Modeling data distribution is challenging; DDN adopts a simple yet fundamentally different approach compared to mainstream generative models (Diffusion, GAN, VAE, autoregressive model):
1. The model generates multiple outputs simultaneously in a single forward pass, rather than just one output. 2. It uses these multiple outputs to approximate the target distribution of the training data. 3. These outputs together represent a discrete distribution. This is why we named it "Discrete Distribution Networks".
Every generative model has its unique properties, and DDN is no exception. Here, we highlight three characteristics of DDN:
- Zero-Shot Conditional Generation (ZSCG). - One-dimensional discrete latent representation organized in a tree structure. - Fully end-to-end differentiable.
Reviews from ICLR:
> I find the method novel and elegant. The novelty is very strong, and this should not be overlooked. This is a whole new method, very different from any of the existing generative models. > This is a very good paper that can open a door to new directions in generative modeling.
The best way I can summarize it is a Mixture-of-Experts combined with an 'x0-target' latent diffusion model. The main innovation is the guided sampler (rather than router) & split-and-prune optimizer; making it easier to train.
(This is mentioned in Q1 in the "Common Questions About DDN" section at the bottom.)
- There are no experts. The outputs are approximating random samples from the distribution.
- There is no latent diffusion going on. It's using convolutions similar to a GAN.

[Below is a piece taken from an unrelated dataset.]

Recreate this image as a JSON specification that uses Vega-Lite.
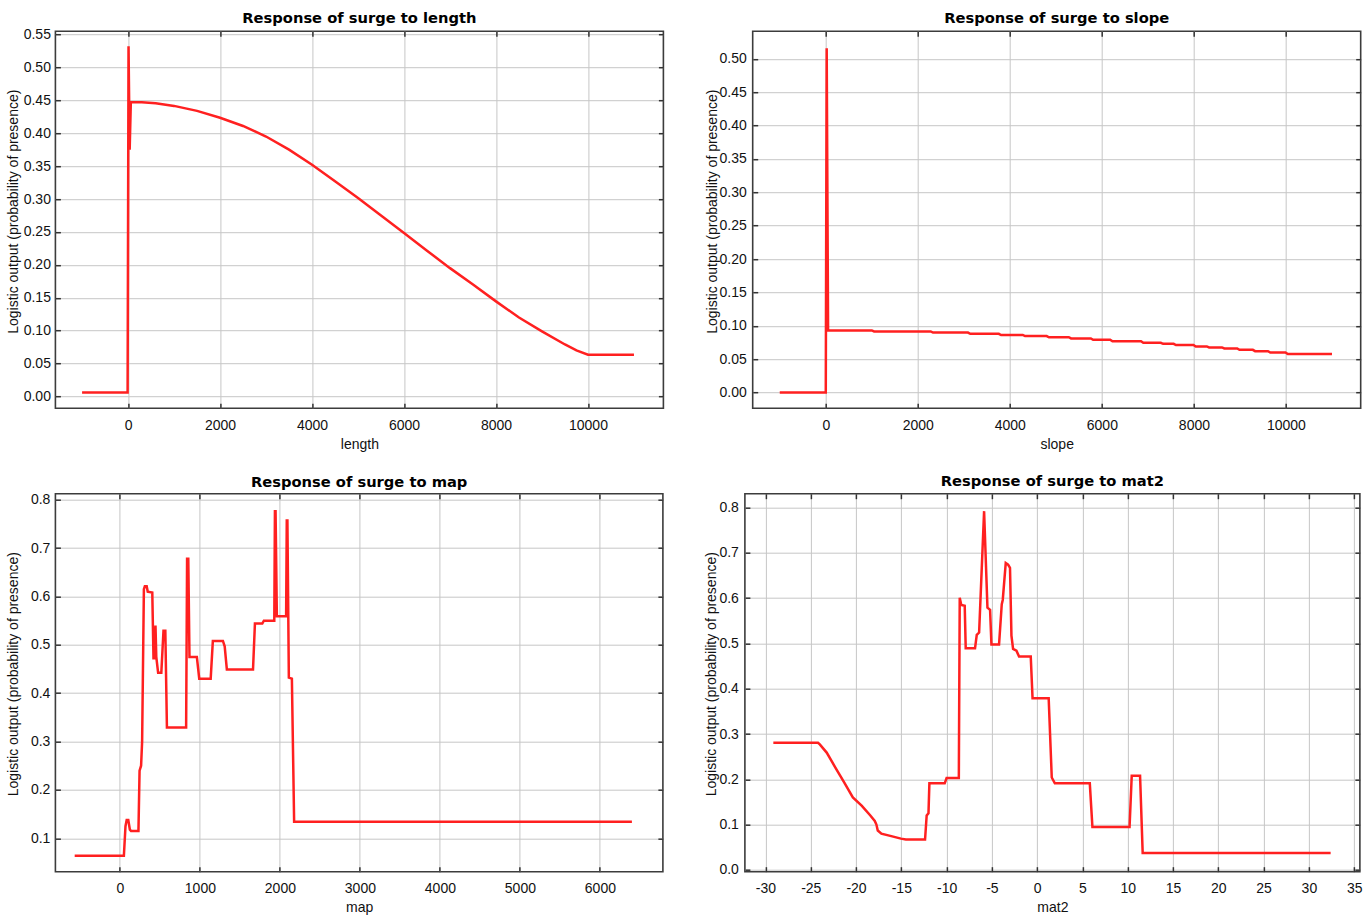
{
  "$schema": "https://vega.github.io/schema/vega-lite/v6.json",
  "background": "white",
  "padding": {"left": 5.4, "top": 9.2, "right": 4, "bottom": 0},
  "config": {
    "view": {"stroke": "#3c3c3c", "strokeWidth": 1.6},
    "axis": {
      "labelFont": "Liberation Sans", "labelFontSize": 14, "labelColor": "#111111",
      "titleFont": "Liberation Sans", "titleFontSize": 14, "titleFontWeight": "normal", "titleColor": "#111111",
      "gridColor": "#c6c6c6", "gridWidth": 1, "gridOpacity": 1,
      "tickColor": "#333333", "tickWidth": 1.5, "domain": false,
      "labelOverlap": false, "labelFlush": false, "labelBound": false
    },
    "title": {"font": "DejaVu Sans", "fontSize": 14.7, "fontWeight": "bold", "color": "#000000", "anchor": "middle", "frame": "group"},
    "line": {"color": "#ff2020", "strokeWidth": 2.5}
  },
  "spacing": 20.5,
  "vconcat": [
    {
      "spacing": 38.3,
      "hconcat": [
        {
          "width": 608, "height": 377,
          "title": {"text": "Response of surge to length", "offset": 1.5, "frame": "group"},
          "data": {"values": [
            {"value": -1000, "probability": 0.006}, {"value": -10, "probability": 0.006},
            {"value": 10, "probability": 0.532}, {"value": 35, "probability": 0.375},
            {"value": 60, "probability": 0.447}, {"value": 300, "probability": 0.447},
            {"value": 600, "probability": 0.4455}, {"value": 1000, "probability": 0.4415},
            {"value": 1500, "probability": 0.434}, {"value": 2000, "probability": 0.4235},
            {"value": 2500, "probability": 0.411}, {"value": 3000, "probability": 0.395},
            {"value": 3500, "probability": 0.375}, {"value": 4000, "probability": 0.352},
            {"value": 4500, "probability": 0.327}, {"value": 5000, "probability": 0.3015},
            {"value": 5500, "probability": 0.275}, {"value": 6000, "probability": 0.2485},
            {"value": 6500, "probability": 0.2215}, {"value": 7000, "probability": 0.195},
            {"value": 7500, "probability": 0.17}, {"value": 8000, "probability": 0.1445},
            {"value": 8500, "probability": 0.12}, {"value": 9000, "probability": 0.099},
            {"value": 9500, "probability": 0.079}, {"value": 9750, "probability": 0.07},
            {"value": 10000, "probability": 0.0634}, {"value": 11000, "probability": 0.0634}
          ]},
          "layer": [
            {
              "mark": {"type": "line"},
              "encoding": {
                "x": {"field": "value", "type": "quantitative",
                  "scale": {"domain": [-1580, 11640], "nice": false, "zero": false},
                  "axis": {"orient": "bottom", "title": "length", "values": [0, 2000, 4000, 6000, 8000, 10000], "format": "d",
                    "tickSize": -5, "labelPadding": 15, "minExtent": 24, "maxExtent": 24, "titlePadding": 5}},
                "y": {"field": "probability", "type": "quantitative",
                  "scale": {"domain": [-0.0178, 0.555], "nice": false, "zero": false},
                  "axis": {"orient": "left", "title": "Logistic output (probability of presence)",
                    "values": [0, 0.05, 0.1, 0.15, 0.2, 0.25, 0.3, 0.35, 0.4, 0.45, 0.5, 0.55], "format": ".2f",
                    "tickSize": -5, "labelPadding": 10, "minExtent": 32, "maxExtent": 32, "titlePadding": 3, "titleY": 180}}
              }
            },
            {
              "mark": {"type": "line", "opacity": 0},
              "encoding": {
                "x": {"field": "value", "type": "quantitative",
                  "axis": {"orient": "top", "title": null, "labels": false, "grid": false, "values": [0, 2000, 4000, 6000, 8000, 10000], "tickSize": -5}},
                "y": {"field": "probability", "type": "quantitative",
                  "axis": {"orient": "right", "title": null, "labels": false, "grid": false, "values": [0, 0.05, 0.1, 0.15, 0.2, 0.25, 0.3, 0.35, 0.4, 0.45, 0.5, 0.55], "tickSize": -5}}
              }
            }
          ],
          "resolve": {"axis": {"x": "independent", "y": "independent"}}
        },
        {
          "width": 608, "height": 377,
          "title": {"text": "Response of surge to slope", "offset": 5, "frame": "group"},
          "data": {"values": [
            {"value": -1000, "probability": 0.0}, {"value": 0, "probability": 0.0},
            {"value": 20, "probability": 0.516}, {"value": 50, "probability": 0.093},
            {"value": 1000, "probability": 0.093}, {"value": 1050, "probability": 0.0915},
            {"value": 2280, "probability": 0.0915}, {"value": 2330, "probability": 0.0898},
            {"value": 3090, "probability": 0.0898}, {"value": 3140, "probability": 0.088},
            {"value": 3760, "probability": 0.088}, {"value": 3810, "probability": 0.0862},
            {"value": 4280, "probability": 0.0862}, {"value": 4330, "probability": 0.0845},
            {"value": 4800, "probability": 0.0845}, {"value": 4850, "probability": 0.0828},
            {"value": 5280, "probability": 0.0828}, {"value": 5330, "probability": 0.081},
            {"value": 5760, "probability": 0.081}, {"value": 5810, "probability": 0.079},
            {"value": 6180, "probability": 0.079}, {"value": 6230, "probability": 0.0768},
            {"value": 6850, "probability": 0.0768}, {"value": 6900, "probability": 0.0745},
            {"value": 7280, "probability": 0.0745}, {"value": 7330, "probability": 0.073},
            {"value": 7560, "probability": 0.073}, {"value": 7610, "probability": 0.0712},
            {"value": 7990, "probability": 0.0712}, {"value": 8040, "probability": 0.069},
            {"value": 8280, "probability": 0.069}, {"value": 8330, "probability": 0.0675},
            {"value": 8610, "probability": 0.0675}, {"value": 8660, "probability": 0.066},
            {"value": 8940, "probability": 0.066}, {"value": 8990, "probability": 0.064},
            {"value": 9280, "probability": 0.064}, {"value": 9330, "probability": 0.062},
            {"value": 9610, "probability": 0.062}, {"value": 9660, "probability": 0.06},
            {"value": 9990, "probability": 0.06}, {"value": 10040, "probability": 0.0577},
            {"value": 11000, "probability": 0.0577}
          ]},
          "layer": [
            {
              "mark": {"type": "line"},
              "encoding": {
                "x": {"field": "value", "type": "quantitative",
                  "scale": {"domain": [-1588, 11624], "nice": false, "zero": false},
                  "axis": {"orient": "bottom", "title": "slope", "values": [0, 2000, 4000, 6000, 8000, 10000], "format": "d",
                    "tickSize": -5, "labelPadding": 15, "minExtent": 24, "maxExtent": 24, "titlePadding": 5}},
                "y": {"field": "probability", "type": "quantitative",
                  "scale": {"domain": [-0.0235, 0.5414], "nice": false, "zero": false},
                  "axis": {"orient": "left", "title": "Logistic output (probability of presence)",
                    "values": [0, 0.05, 0.1, 0.15, 0.2, 0.25, 0.3, 0.35, 0.4, 0.45, 0.5], "format": ".2f",
                    "tickSize": -5, "labelPadding": 11.5, "minExtent": 33.5, "maxExtent": 33.5, "titlePadding": 0, "titleY": 180}}
              }
            },
            {
              "mark": {"type": "line", "opacity": 0},
              "encoding": {
                "x": {"field": "value", "type": "quantitative",
                  "axis": {"orient": "top", "title": null, "labels": false, "grid": false, "values": [0, 2000, 4000, 6000, 8000, 10000], "tickSize": -5}},
                "y": {"field": "probability", "type": "quantitative",
                  "axis": {"orient": "right", "title": null, "labels": false, "grid": false, "values": [0, 0.05, 0.1, 0.15, 0.2, 0.25, 0.3, 0.35, 0.4, 0.45, 0.5], "tickSize": -5}}
              }
            }
          ],
          "resolve": {"axis": {"x": "independent", "y": "independent"}}
        }
      ]
    },
    {
      "spacing": 37.5,
      "hconcat": [
        {
          "width": 607.5, "height": 378,
          "title": {"text": "Response of surge to map", "offset": 3, "frame": "group"},
          "data": {"values": [
            {"value": -565, "probability": 0.064}, {"value": 50, "probability": 0.064},
            {"value": 70, "probability": 0.125}, {"value": 85, "probability": 0.138},
            {"value": 105, "probability": 0.138}, {"value": 125, "probability": 0.118},
            {"value": 140, "probability": 0.115}, {"value": 232, "probability": 0.115},
            {"value": 246, "probability": 0.24}, {"value": 265, "probability": 0.25},
            {"value": 278, "probability": 0.3}, {"value": 300, "probability": 0.615},
            {"value": 312, "probability": 0.621}, {"value": 335, "probability": 0.621},
            {"value": 348, "probability": 0.61}, {"value": 405, "probability": 0.608},
            {"value": 420, "probability": 0.472}, {"value": 432, "probability": 0.472},
            {"value": 445, "probability": 0.54}, {"value": 455, "probability": 0.475},
            {"value": 478, "probability": 0.442}, {"value": 518, "probability": 0.442},
            {"value": 545, "probability": 0.529}, {"value": 568, "probability": 0.529},
            {"value": 588, "probability": 0.329}, {"value": 828, "probability": 0.329},
            {"value": 840, "probability": 0.678}, {"value": 855, "probability": 0.678},
            {"value": 870, "probability": 0.475}, {"value": 962, "probability": 0.475},
            {"value": 992, "probability": 0.43}, {"value": 1135, "probability": 0.43},
            {"value": 1162, "probability": 0.508}, {"value": 1288, "probability": 0.508},
            {"value": 1310, "probability": 0.497}, {"value": 1337, "probability": 0.449},
            {"value": 1664, "probability": 0.449}, {"value": 1688, "probability": 0.544},
            {"value": 1780, "probability": 0.544}, {"value": 1800, "probability": 0.55},
            {"value": 1930, "probability": 0.55}, {"value": 1938, "probability": 0.776},
            {"value": 1946, "probability": 0.776}, {"value": 1962, "probability": 0.559},
            {"value": 2078, "probability": 0.559}, {"value": 2086, "probability": 0.757},
            {"value": 2094, "probability": 0.757}, {"value": 2112, "probability": 0.432},
            {"value": 2150, "probability": 0.43}, {"value": 2178, "probability": 0.134},
            {"value": 6400, "probability": 0.134}
          ]},
          "layer": [
            {
              "mark": {"type": "line"},
              "encoding": {
                "x": {"field": "value", "type": "quantitative",
                  "scale": {"domain": [-806, 6787.5], "nice": false, "zero": false},
                  "axis": {"orient": "bottom", "title": "map", "values": [0, 1000, 2000, 3000, 4000, 5000, 6000], "format": "d",
                    "tickSize": -5, "labelPadding": 15, "minExtent": 24, "maxExtent": 24, "titlePadding": 5}},
                "y": {"field": "probability", "type": "quantitative",
                  "scale": {"domain": [0.031, 0.8124], "nice": false, "zero": false},
                  "axis": {"orient": "left", "title": "Logistic output (probability of presence)",
                    "values": [0.1, 0.2, 0.3, 0.4, 0.5, 0.6, 0.7, 0.8], "format": ".1f",
                    "tickSize": -5, "labelPadding": 10.5, "minExtent": 32, "maxExtent": 32, "titlePadding": 3, "titleY": 180}}
              }
            },
            {
              "mark": {"type": "line", "opacity": 0},
              "encoding": {
                "x": {"field": "value", "type": "quantitative",
                  "axis": {"orient": "top", "title": null, "labels": false, "grid": false, "values": [0, 1000, 2000, 3000, 4000, 5000, 6000], "tickSize": -5}},
                "y": {"field": "probability", "type": "quantitative",
                  "axis": {"orient": "right", "title": null, "labels": false, "grid": false, "values": [0.1, 0.2, 0.3, 0.4, 0.5, 0.6, 0.7, 0.8], "tickSize": -5}}
              }
            }
          ],
          "resolve": {"axis": {"x": "independent", "y": "independent"}}
        },
        {
          "width": 615, "height": 378,
          "title": {"text": "Response of surge to mat2", "offset": 4, "frame": "group"},
          "data": {"values": [
            {"value": -29.13, "probability": 0.2805}, {"value": -24.2, "probability": 0.2805},
            {"value": -24.0, "probability": 0.277}, {"value": -23.24, "probability": 0.259},
            {"value": -22.28, "probability": 0.226}, {"value": -21.31, "probability": 0.193},
            {"value": -20.35, "probability": 0.16}, {"value": -19.38, "probability": 0.142},
            {"value": -18.42, "probability": 0.12}, {"value": -17.93, "probability": 0.108},
            {"value": -17.75, "probability": 0.1}, {"value": -17.6, "probability": 0.087},
            {"value": -17.2, "probability": 0.08}, {"value": -16.0, "probability": 0.074},
            {"value": -15.04, "probability": 0.069}, {"value": -14.5, "probability": 0.067},
            {"value": -12.38, "probability": 0.067}, {"value": -12.2, "probability": 0.12},
            {"value": -12.0, "probability": 0.125}, {"value": -11.9, "probability": 0.191},
            {"value": -10.21, "probability": 0.191}, {"value": -10.0, "probability": 0.2026},
            {"value": -8.65, "probability": 0.2026}, {"value": -8.55, "probability": 0.601},
            {"value": -8.38, "probability": 0.585}, {"value": -8.0, "probability": 0.583},
            {"value": -7.89, "probability": 0.4896}, {"value": -6.86, "probability": 0.4896},
            {"value": -6.67, "probability": 0.519}, {"value": -6.41, "probability": 0.524},
            {"value": -5.86, "probability": 0.792}, {"value": -5.49, "probability": 0.579},
            {"value": -5.2, "probability": 0.574}, {"value": -5.05, "probability": 0.4975},
            {"value": -4.21, "probability": 0.4975}, {"value": -3.91, "probability": 0.5865},
            {"value": -3.8, "probability": 0.596}, {"value": -3.47, "probability": 0.6776},
            {"value": -3.21, "probability": 0.674}, {"value": -3.0, "probability": 0.667},
            {"value": -2.84, "probability": 0.517}, {"value": -2.66, "probability": 0.488},
            {"value": -2.29, "probability": 0.484}, {"value": -2.0, "probability": 0.471},
            {"value": -0.71, "probability": 0.471}, {"value": -0.51, "probability": 0.379},
            {"value": 1.27, "probability": 0.379}, {"value": 1.61, "probability": 0.204},
            {"value": 1.95, "probability": 0.191}, {"value": 5.81, "probability": 0.191},
            {"value": 6.1, "probability": 0.0947}, {"value": 10.2, "probability": 0.0947},
            {"value": 10.44, "probability": 0.2077}, {"value": 11.36, "probability": 0.2077},
            {"value": 11.65, "probability": 0.037}, {"value": 32.4, "probability": 0.037}
          ]},
          "layer": [
            {
              "mark": {"type": "line"},
              "encoding": {
                "x": {"field": "value", "type": "quantitative",
                  "scale": {"domain": [-32.27, 35.63], "nice": false, "zero": false},
                  "axis": {"orient": "bottom", "title": "mat2", "values": [-30, -25, -20, -15, -10, -5, 0, 5, 10, 15, 20, 25, 30, 35],
                    "labelExpr": "'' + datum.value",
                    "tickSize": -5, "labelPadding": 15, "minExtent": 24, "maxExtent": 24, "titlePadding": 5}},
                "y": {"field": "probability", "type": "quantitative",
                  "scale": {"domain": [-0.004, 0.8306], "nice": false, "zero": false},
                  "axis": {"orient": "left", "title": "Logistic output (probability of presence)",
                    "values": [0, 0.1, 0.2, 0.3, 0.4, 0.5, 0.6, 0.7, 0.8], "format": ".1f",
                    "tickSize": -5, "labelPadding": 11.5, "minExtent": 26.6, "maxExtent": 26.6, "titlePadding": 0, "titleY": 180}}
              }
            },
            {
              "mark": {"type": "line", "opacity": 0},
              "encoding": {
                "x": {"field": "value", "type": "quantitative",
                  "axis": {"orient": "top", "title": null, "labels": false, "grid": false, "values": [-30, -25, -20, -15, -10, -5, 0, 5, 10, 15, 20, 25, 30, 35], "tickSize": -5}},
                "y": {"field": "probability", "type": "quantitative",
                  "axis": {"orient": "right", "title": null, "labels": false, "grid": false, "values": [0, 0.1, 0.2, 0.3, 0.4, 0.5, 0.6, 0.7, 0.8], "tickSize": -5}}
              }
            }
          ],
          "resolve": {"axis": {"x": "independent", "y": "independent"}}
        }
      ]
    }
  ]
}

- At inference time, you select ahead-of-time the sample index, so you don't discard any computations.
Supplement for @f_devd:
During training, the K outputs share the stem feature from the NN blocks, so generating the K outputs costs only a small amount of extra computation. After L2-distance sampling, discarding the other K-1 outputs therefore incurs a negligible cost and is not comparable to discarding K-1 MoE experts (which would be very expensive).